RAW DATA>

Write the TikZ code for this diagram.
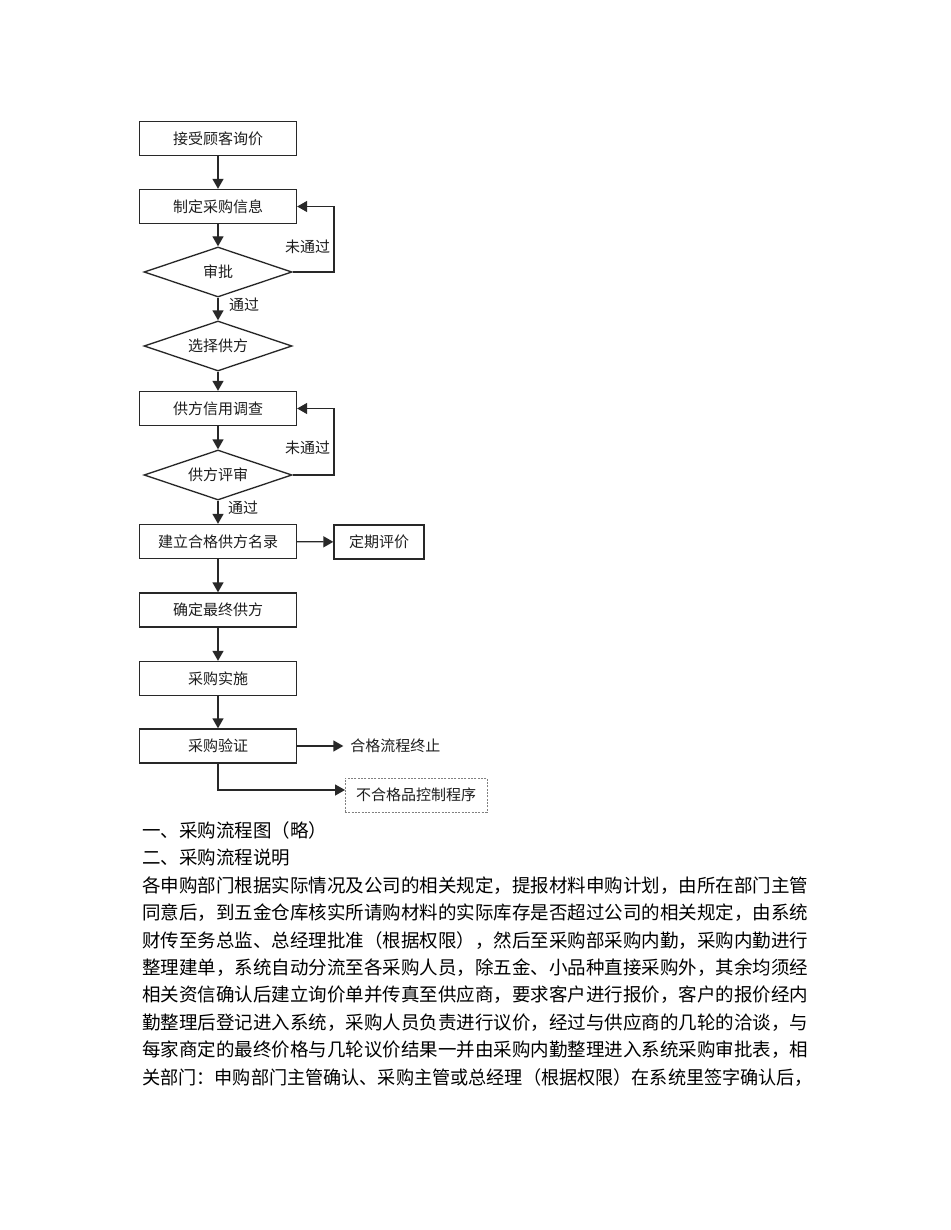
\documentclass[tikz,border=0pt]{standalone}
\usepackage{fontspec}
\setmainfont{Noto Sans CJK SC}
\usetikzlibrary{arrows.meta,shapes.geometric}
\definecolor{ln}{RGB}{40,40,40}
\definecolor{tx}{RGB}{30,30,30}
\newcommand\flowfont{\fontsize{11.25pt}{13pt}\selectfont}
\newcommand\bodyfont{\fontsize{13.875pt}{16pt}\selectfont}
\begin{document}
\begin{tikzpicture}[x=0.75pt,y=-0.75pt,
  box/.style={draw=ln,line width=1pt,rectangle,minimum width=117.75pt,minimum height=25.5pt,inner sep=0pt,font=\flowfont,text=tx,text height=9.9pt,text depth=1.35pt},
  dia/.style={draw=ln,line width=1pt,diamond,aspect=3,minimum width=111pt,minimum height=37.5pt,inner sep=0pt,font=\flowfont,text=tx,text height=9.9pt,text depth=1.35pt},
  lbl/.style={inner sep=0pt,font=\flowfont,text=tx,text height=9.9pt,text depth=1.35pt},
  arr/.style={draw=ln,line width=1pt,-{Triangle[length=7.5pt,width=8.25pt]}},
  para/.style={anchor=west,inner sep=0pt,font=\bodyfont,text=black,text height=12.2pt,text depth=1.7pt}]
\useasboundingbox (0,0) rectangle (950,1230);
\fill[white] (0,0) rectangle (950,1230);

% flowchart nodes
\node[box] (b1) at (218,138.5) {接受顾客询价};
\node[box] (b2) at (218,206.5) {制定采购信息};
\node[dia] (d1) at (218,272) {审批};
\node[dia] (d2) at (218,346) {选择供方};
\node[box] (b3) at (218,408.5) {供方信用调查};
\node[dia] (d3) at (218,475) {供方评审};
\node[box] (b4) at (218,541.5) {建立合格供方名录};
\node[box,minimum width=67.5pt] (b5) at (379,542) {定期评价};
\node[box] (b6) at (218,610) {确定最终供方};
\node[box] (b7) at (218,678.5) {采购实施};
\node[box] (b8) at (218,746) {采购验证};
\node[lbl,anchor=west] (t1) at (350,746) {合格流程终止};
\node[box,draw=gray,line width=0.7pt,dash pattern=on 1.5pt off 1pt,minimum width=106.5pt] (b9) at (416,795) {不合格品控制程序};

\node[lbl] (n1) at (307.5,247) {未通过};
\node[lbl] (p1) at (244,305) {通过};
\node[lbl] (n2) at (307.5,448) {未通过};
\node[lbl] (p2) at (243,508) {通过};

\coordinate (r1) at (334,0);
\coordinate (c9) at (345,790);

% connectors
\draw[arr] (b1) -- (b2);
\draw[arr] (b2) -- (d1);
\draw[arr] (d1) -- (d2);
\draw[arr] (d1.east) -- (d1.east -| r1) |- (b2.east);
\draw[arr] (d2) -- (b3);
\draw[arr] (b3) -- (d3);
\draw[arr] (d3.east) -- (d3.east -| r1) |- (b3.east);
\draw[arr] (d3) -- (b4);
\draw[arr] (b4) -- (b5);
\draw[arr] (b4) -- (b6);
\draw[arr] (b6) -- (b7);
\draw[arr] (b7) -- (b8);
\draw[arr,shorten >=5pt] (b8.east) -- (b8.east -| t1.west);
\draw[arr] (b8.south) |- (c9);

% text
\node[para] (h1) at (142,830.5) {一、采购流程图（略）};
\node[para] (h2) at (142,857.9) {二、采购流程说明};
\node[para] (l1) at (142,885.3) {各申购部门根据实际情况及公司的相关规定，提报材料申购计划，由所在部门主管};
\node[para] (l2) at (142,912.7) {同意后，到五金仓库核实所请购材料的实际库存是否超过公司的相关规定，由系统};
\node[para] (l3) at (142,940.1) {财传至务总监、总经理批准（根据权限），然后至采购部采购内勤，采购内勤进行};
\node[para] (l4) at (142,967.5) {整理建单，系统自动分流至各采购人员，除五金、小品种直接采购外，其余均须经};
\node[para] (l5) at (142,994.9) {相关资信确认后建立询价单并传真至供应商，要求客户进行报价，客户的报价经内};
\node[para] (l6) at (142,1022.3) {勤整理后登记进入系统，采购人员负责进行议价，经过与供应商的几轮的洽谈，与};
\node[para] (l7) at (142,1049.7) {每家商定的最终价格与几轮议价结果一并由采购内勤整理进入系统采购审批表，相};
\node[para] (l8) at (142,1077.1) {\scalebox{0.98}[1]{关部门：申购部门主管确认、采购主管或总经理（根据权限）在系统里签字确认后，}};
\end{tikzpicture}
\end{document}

REQUIREMENTS>
Leaving out the pictures, repeat the data above exactly.

EXERCISE ANSWER>
Write the TikZ code for this diagram.
\documentclass[tikz,border=0pt]{standalone}
\usepackage{fontspec}
\setmainfont{Noto Sans CJK SC}
\usetikzlibrary{arrows.meta,shapes.geometric}
\definecolor{ln}{RGB}{40,40,40}
\definecolor{tx}{RGB}{30,30,30}
\newcommand\flowfont{\fontsize{11.25pt}{13pt}\selectfont}
\newcommand\bodyfont{\fontsize{13.875pt}{16pt}\selectfont}
\begin{document}
\begin{tikzpicture}[x=0.75pt,y=-0.75pt,
  box/.style={draw=ln,line width=1pt,rectangle,minimum width=117.75pt,minimum height=25.5pt,inner sep=0pt,font=\flowfont,text=tx,text height=9.9pt,text depth=1.35pt},
  dia/.style={draw=ln,line width=1pt,diamond,aspect=3,minimum width=111pt,minimum height=37.5pt,inner sep=0pt,font=\flowfont,text=tx,text height=9.9pt,text depth=1.35pt},
  lbl/.style={inner sep=0pt,font=\flowfont,text=tx,text height=9.9pt,text depth=1.35pt},
  arr/.style={draw=ln,line width=1pt,-{Triangle[length=7.5pt,width=8.25pt]}},
  para/.style={anchor=west,inner sep=0pt,font=\bodyfont,text=black,text height=12.2pt,text depth=1.7pt}]
\useasboundingbox (0,0) rectangle (950,1230);
\fill[white] (0,0) rectangle (950,1230);

% flowchart nodes
\node[box] (b1) at (218,138.5) {接受顾客询价};
\node[box] (b2) at (218,206.5) {制定采购信息};
\node[dia] (d1) at (218,272) {审批};
\node[dia] (d2) at (218,346) {选择供方};
\node[box] (b3) at (218,408.5) {供方信用调查};
\node[dia] (d3) at (218,475) {供方评审};
\node[box] (b4) at (218,541.5) {建立合格供方名录};
\node[box,minimum width=67.5pt] (b5) at (379,542) {定期评价};
\node[box] (b6) at (218,610) {确定最终供方};
\node[box] (b7) at (218,678.5) {采购实施};
\node[box] (b8) at (218,746) {采购验证};
\node[lbl,anchor=west] (t1) at (350,746) {合格流程终止};
\node[box,draw=gray,line width=0.7pt,dash pattern=on 1.5pt off 1pt,minimum width=106.5pt] (b9) at (416,795) {不合格品控制程序};

\node[lbl] (n1) at (307.5,247) {未通过};
\node[lbl] (p1) at (244,305) {通过};
\node[lbl] (n2) at (307.5,448) {未通过};
\node[lbl] (p2) at (243,508) {通过};

\coordinate (r1) at (334,0);
\coordinate (c9) at (345,790);

% connectors
\draw[arr] (b1) -- (b2);
\draw[arr] (b2) -- (d1);
\draw[arr] (d1) -- (d2);
\draw[arr] (d1.east) -- (d1.east -| r1) |- (b2.east);
\draw[arr] (d2) -- (b3);
\draw[arr] (b3) -- (d3);
\draw[arr] (d3.east) -- (d3.east -| r1) |- (b3.east);
\draw[arr] (d3) -- (b4);
\draw[arr] (b4) -- (b5);
\draw[arr] (b4) -- (b6);
\draw[arr] (b6) -- (b7);
\draw[arr] (b7) -- (b8);
\draw[arr,shorten >=5pt] (b8.east) -- (b8.east -| t1.west);
\draw[arr] (b8.south) |- (c9);

% text
\node[para] (h1) at (142,830.5) {一、采购流程图（略）};
\node[para] (h2) at (142,857.9) {二、采购流程说明};
\node[para] (l1) at (142,885.3) {各申购部门根据实际情况及公司的相关规定，提报材料申购计划，由所在部门主管};
\node[para] (l2) at (142,912.7) {同意后，到五金仓库核实所请购材料的实际库存是否超过公司的相关规定，由系统};
\node[para] (l3) at (142,940.1) {财传至务总监、总经理批准（根据权限），然后至采购部采购内勤，采购内勤进行};
\node[para] (l4) at (142,967.5) {整理建单，系统自动分流至各采购人员，除五金、小品种直接采购外，其余均须经};
\node[para] (l5) at (142,994.9) {相关资信确认后建立询价单并传真至供应商，要求客户进行报价，客户的报价经内};
\node[para] (l6) at (142,1022.3) {勤整理后登记进入系统，采购人员负责进行议价，经过与供应商的几轮的洽谈，与};
\node[para] (l7) at (142,1049.7) {每家商定的最终价格与几轮议价结果一并由采购内勤整理进入系统采购审批表，相};
\node[para] (l8) at (142,1077.1) {\scalebox{0.98}[1]{关部门：申购部门主管确认、采购主管或总经理（根据权限）在系统里签字确认后，}};
\end{tikzpicture}
\end{document}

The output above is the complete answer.